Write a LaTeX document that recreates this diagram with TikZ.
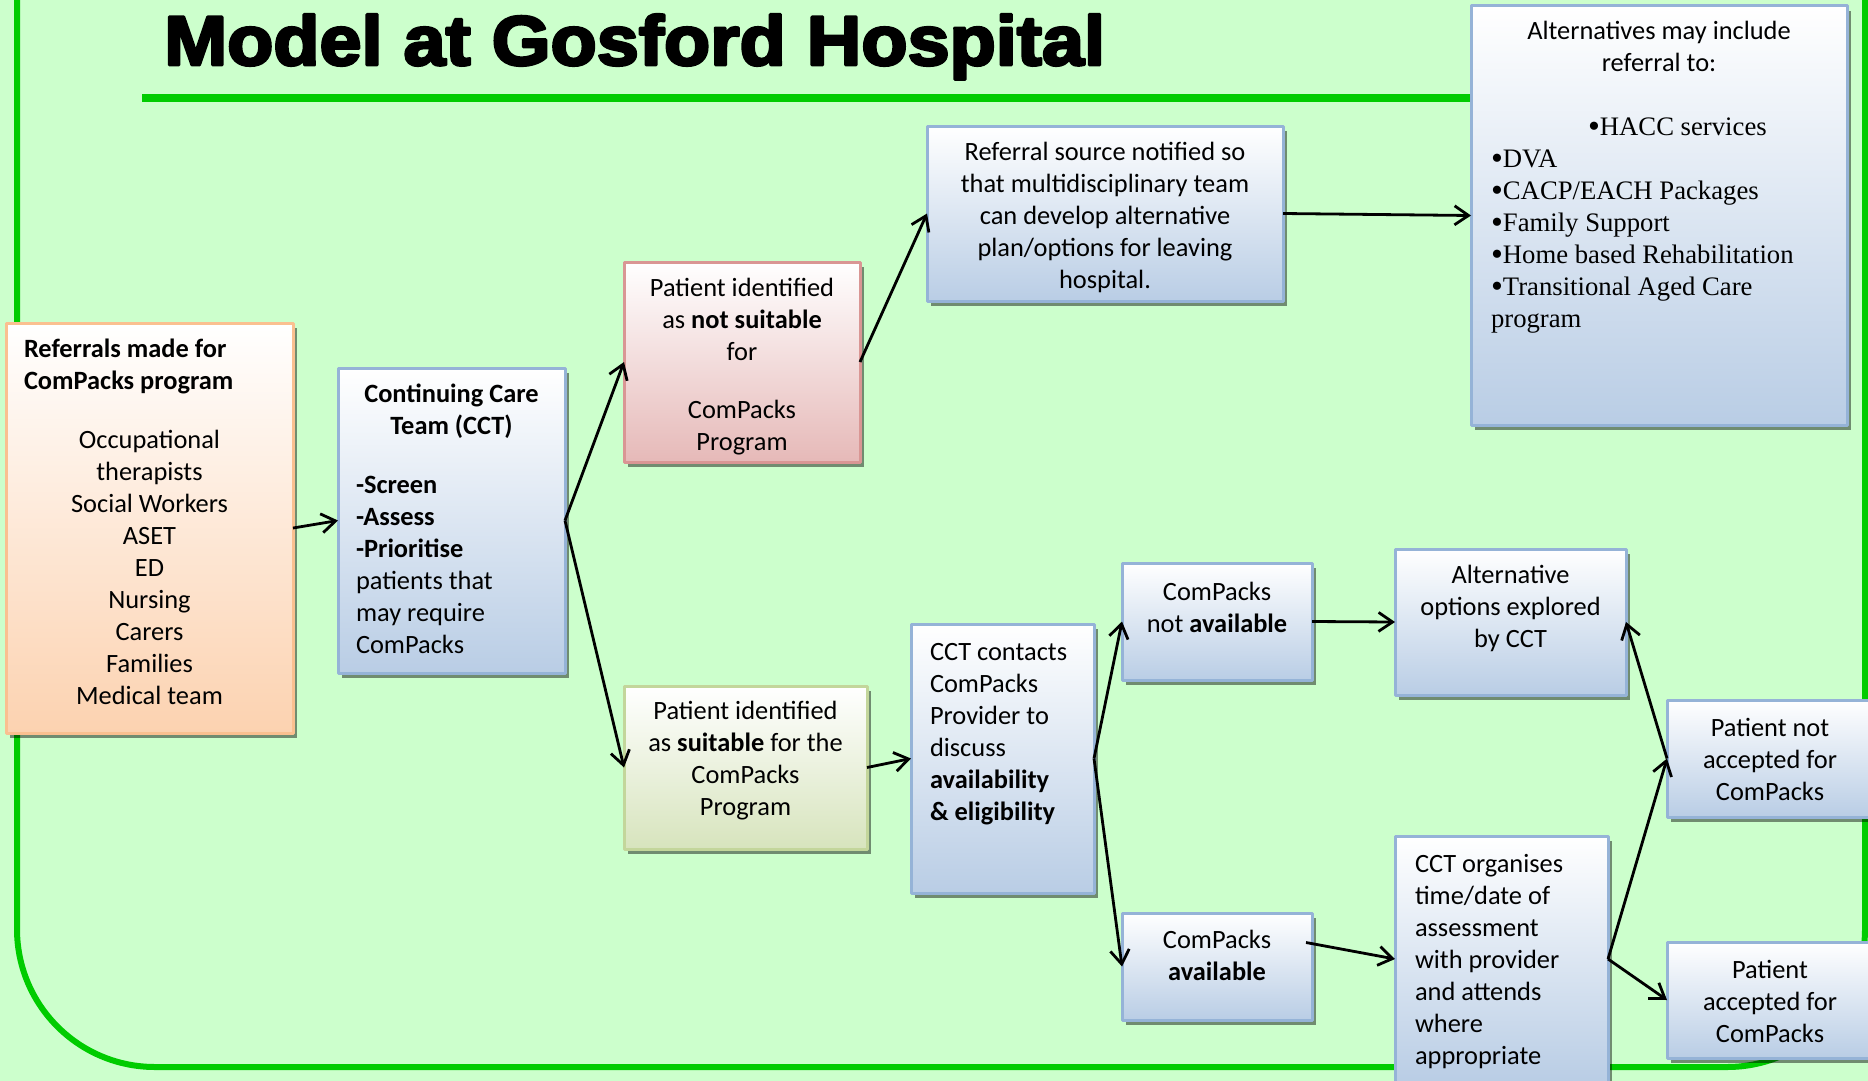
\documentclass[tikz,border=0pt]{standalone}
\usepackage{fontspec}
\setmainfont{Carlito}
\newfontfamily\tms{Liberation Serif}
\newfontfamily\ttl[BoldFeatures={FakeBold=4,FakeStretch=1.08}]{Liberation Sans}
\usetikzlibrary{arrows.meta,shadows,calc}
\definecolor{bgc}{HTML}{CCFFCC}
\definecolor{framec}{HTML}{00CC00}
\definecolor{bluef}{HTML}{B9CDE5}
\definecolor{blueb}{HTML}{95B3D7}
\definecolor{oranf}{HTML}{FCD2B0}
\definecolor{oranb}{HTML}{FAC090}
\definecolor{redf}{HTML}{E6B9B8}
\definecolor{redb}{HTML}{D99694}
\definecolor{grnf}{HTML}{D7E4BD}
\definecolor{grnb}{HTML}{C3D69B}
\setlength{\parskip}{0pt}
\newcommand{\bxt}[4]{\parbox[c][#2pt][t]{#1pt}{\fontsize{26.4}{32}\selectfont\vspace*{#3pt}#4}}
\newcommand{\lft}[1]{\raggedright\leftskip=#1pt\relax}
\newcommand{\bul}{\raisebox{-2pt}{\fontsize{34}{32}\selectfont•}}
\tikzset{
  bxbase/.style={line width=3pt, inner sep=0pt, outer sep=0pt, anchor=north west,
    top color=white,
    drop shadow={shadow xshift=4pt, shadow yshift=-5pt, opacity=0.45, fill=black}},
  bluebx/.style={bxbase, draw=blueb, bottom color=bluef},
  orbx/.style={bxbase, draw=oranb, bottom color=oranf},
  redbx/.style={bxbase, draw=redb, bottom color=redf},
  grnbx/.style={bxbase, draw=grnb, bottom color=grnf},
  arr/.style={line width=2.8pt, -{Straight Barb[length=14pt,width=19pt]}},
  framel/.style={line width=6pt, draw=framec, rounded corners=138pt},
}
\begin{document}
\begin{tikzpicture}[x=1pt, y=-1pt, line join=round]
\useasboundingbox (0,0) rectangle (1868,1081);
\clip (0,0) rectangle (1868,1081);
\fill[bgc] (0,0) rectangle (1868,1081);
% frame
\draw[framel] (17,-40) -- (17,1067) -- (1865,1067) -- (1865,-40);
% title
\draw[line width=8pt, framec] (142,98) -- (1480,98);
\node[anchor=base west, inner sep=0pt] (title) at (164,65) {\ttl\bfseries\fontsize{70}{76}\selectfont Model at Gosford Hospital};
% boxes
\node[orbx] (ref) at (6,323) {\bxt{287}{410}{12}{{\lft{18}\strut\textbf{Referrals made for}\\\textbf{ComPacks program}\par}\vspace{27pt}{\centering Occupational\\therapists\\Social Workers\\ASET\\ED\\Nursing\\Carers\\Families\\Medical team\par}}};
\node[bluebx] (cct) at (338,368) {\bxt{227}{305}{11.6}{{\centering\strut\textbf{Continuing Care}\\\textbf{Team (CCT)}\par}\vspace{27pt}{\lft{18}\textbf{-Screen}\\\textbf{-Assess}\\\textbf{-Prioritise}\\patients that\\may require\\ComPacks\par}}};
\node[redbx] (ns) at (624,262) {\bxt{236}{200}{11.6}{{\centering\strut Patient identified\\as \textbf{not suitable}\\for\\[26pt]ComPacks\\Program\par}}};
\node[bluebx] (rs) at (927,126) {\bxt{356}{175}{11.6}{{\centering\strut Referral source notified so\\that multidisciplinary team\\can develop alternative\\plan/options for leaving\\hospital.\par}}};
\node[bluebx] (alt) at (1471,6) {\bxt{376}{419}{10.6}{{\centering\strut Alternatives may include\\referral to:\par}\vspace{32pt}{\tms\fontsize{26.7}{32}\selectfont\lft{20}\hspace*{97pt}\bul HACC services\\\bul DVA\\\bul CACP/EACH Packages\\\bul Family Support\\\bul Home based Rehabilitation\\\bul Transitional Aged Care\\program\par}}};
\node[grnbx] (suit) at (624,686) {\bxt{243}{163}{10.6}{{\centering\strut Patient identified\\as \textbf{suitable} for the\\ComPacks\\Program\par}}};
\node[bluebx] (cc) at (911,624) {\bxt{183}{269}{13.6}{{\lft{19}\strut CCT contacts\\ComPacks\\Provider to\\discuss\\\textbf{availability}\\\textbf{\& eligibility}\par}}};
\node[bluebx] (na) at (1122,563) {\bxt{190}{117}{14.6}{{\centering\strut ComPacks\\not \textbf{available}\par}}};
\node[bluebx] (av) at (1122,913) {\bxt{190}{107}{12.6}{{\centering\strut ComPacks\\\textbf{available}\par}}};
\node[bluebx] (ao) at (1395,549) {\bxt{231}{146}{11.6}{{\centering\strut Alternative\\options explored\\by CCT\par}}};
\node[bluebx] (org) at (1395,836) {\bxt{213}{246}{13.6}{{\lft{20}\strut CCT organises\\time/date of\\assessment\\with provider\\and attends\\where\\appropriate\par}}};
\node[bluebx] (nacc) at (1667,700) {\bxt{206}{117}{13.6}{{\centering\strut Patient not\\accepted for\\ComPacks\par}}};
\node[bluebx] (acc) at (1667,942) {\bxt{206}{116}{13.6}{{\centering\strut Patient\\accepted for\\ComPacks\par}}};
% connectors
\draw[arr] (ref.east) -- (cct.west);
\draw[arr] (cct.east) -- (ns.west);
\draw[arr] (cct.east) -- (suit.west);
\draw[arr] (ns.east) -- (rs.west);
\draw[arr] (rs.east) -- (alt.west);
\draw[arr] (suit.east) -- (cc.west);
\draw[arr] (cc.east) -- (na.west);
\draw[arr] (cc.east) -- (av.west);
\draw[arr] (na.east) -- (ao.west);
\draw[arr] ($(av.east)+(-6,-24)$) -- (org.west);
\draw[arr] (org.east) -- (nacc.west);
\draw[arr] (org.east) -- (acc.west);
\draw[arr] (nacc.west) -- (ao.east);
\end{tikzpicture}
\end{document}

__Work to be completed__
Drop the images and repeat the data exactly.

__Response to the task__
Write a LaTeX document that recreates this diagram with TikZ.
\documentclass[tikz,border=0pt]{standalone}
\usepackage{fontspec}
\setmainfont{Carlito}
\newfontfamily\tms{Liberation Serif}
\newfontfamily\ttl[BoldFeatures={FakeBold=4,FakeStretch=1.08}]{Liberation Sans}
\usetikzlibrary{arrows.meta,shadows,calc}
\definecolor{bgc}{HTML}{CCFFCC}
\definecolor{framec}{HTML}{00CC00}
\definecolor{bluef}{HTML}{B9CDE5}
\definecolor{blueb}{HTML}{95B3D7}
\definecolor{oranf}{HTML}{FCD2B0}
\definecolor{oranb}{HTML}{FAC090}
\definecolor{redf}{HTML}{E6B9B8}
\definecolor{redb}{HTML}{D99694}
\definecolor{grnf}{HTML}{D7E4BD}
\definecolor{grnb}{HTML}{C3D69B}
\setlength{\parskip}{0pt}
\newcommand{\bxt}[4]{\parbox[c][#2pt][t]{#1pt}{\fontsize{26.4}{32}\selectfont\vspace*{#3pt}#4}}
\newcommand{\lft}[1]{\raggedright\leftskip=#1pt\relax}
\newcommand{\bul}{\raisebox{-2pt}{\fontsize{34}{32}\selectfont•}}
\tikzset{
  bxbase/.style={line width=3pt, inner sep=0pt, outer sep=0pt, anchor=north west,
    top color=white,
    drop shadow={shadow xshift=4pt, shadow yshift=-5pt, opacity=0.45, fill=black}},
  bluebx/.style={bxbase, draw=blueb, bottom color=bluef},
  orbx/.style={bxbase, draw=oranb, bottom color=oranf},
  redbx/.style={bxbase, draw=redb, bottom color=redf},
  grnbx/.style={bxbase, draw=grnb, bottom color=grnf},
  arr/.style={line width=2.8pt, -{Straight Barb[length=14pt,width=19pt]}},
  framel/.style={line width=6pt, draw=framec, rounded corners=138pt},
}
\begin{document}
\begin{tikzpicture}[x=1pt, y=-1pt, line join=round]
\useasboundingbox (0,0) rectangle (1868,1081);
\clip (0,0) rectangle (1868,1081);
\fill[bgc] (0,0) rectangle (1868,1081);
% frame
\draw[framel] (17,-40) -- (17,1067) -- (1865,1067) -- (1865,-40);
% title
\draw[line width=8pt, framec] (142,98) -- (1480,98);
\node[anchor=base west, inner sep=0pt] (title) at (164,65) {\ttl\bfseries\fontsize{70}{76}\selectfont Model at Gosford Hospital};
% boxes
\node[orbx] (ref) at (6,323) {\bxt{287}{410}{12}{{\lft{18}\strut\textbf{Referrals made for}\\\textbf{ComPacks program}\par}\vspace{27pt}{\centering Occupational\\therapists\\Social Workers\\ASET\\ED\\Nursing\\Carers\\Families\\Medical team\par}}};
\node[bluebx] (cct) at (338,368) {\bxt{227}{305}{11.6}{{\centering\strut\textbf{Continuing Care}\\\textbf{Team (CCT)}\par}\vspace{27pt}{\lft{18}\textbf{-Screen}\\\textbf{-Assess}\\\textbf{-Prioritise}\\patients that\\may require\\ComPacks\par}}};
\node[redbx] (ns) at (624,262) {\bxt{236}{200}{11.6}{{\centering\strut Patient identified\\as \textbf{not suitable}\\for\\[26pt]ComPacks\\Program\par}}};
\node[bluebx] (rs) at (927,126) {\bxt{356}{175}{11.6}{{\centering\strut Referral source notified so\\that multidisciplinary team\\can develop alternative\\plan/options for leaving\\hospital.\par}}};
\node[bluebx] (alt) at (1471,6) {\bxt{376}{419}{10.6}{{\centering\strut Alternatives may include\\referral to:\par}\vspace{32pt}{\tms\fontsize{26.7}{32}\selectfont\lft{20}\hspace*{97pt}\bul HACC services\\\bul DVA\\\bul CACP/EACH Packages\\\bul Family Support\\\bul Home based Rehabilitation\\\bul Transitional Aged Care\\program\par}}};
\node[grnbx] (suit) at (624,686) {\bxt{243}{163}{10.6}{{\centering\strut Patient identified\\as \textbf{suitable} for the\\ComPacks\\Program\par}}};
\node[bluebx] (cc) at (911,624) {\bxt{183}{269}{13.6}{{\lft{19}\strut CCT contacts\\ComPacks\\Provider to\\discuss\\\textbf{availability}\\\textbf{\& eligibility}\par}}};
\node[bluebx] (na) at (1122,563) {\bxt{190}{117}{14.6}{{\centering\strut ComPacks\\not \textbf{available}\par}}};
\node[bluebx] (av) at (1122,913) {\bxt{190}{107}{12.6}{{\centering\strut ComPacks\\\textbf{available}\par}}};
\node[bluebx] (ao) at (1395,549) {\bxt{231}{146}{11.6}{{\centering\strut Alternative\\options explored\\by CCT\par}}};
\node[bluebx] (org) at (1395,836) {\bxt{213}{246}{13.6}{{\lft{20}\strut CCT organises\\time/date of\\assessment\\with provider\\and attends\\where\\appropriate\par}}};
\node[bluebx] (nacc) at (1667,700) {\bxt{206}{117}{13.6}{{\centering\strut Patient not\\accepted for\\ComPacks\par}}};
\node[bluebx] (acc) at (1667,942) {\bxt{206}{116}{13.6}{{\centering\strut Patient\\accepted for\\ComPacks\par}}};
% connectors
\draw[arr] (ref.east) -- (cct.west);
\draw[arr] (cct.east) -- (ns.west);
\draw[arr] (cct.east) -- (suit.west);
\draw[arr] (ns.east) -- (rs.west);
\draw[arr] (rs.east) -- (alt.west);
\draw[arr] (suit.east) -- (cc.west);
\draw[arr] (cc.east) -- (na.west);
\draw[arr] (cc.east) -- (av.west);
\draw[arr] (na.east) -- (ao.west);
\draw[arr] ($(av.east)+(-6,-24)$) -- (org.west);
\draw[arr] (org.east) -- (nacc.west);
\draw[arr] (org.east) -- (acc.west);
\draw[arr] (nacc.west) -- (ao.east);
\end{tikzpicture}
\end{document}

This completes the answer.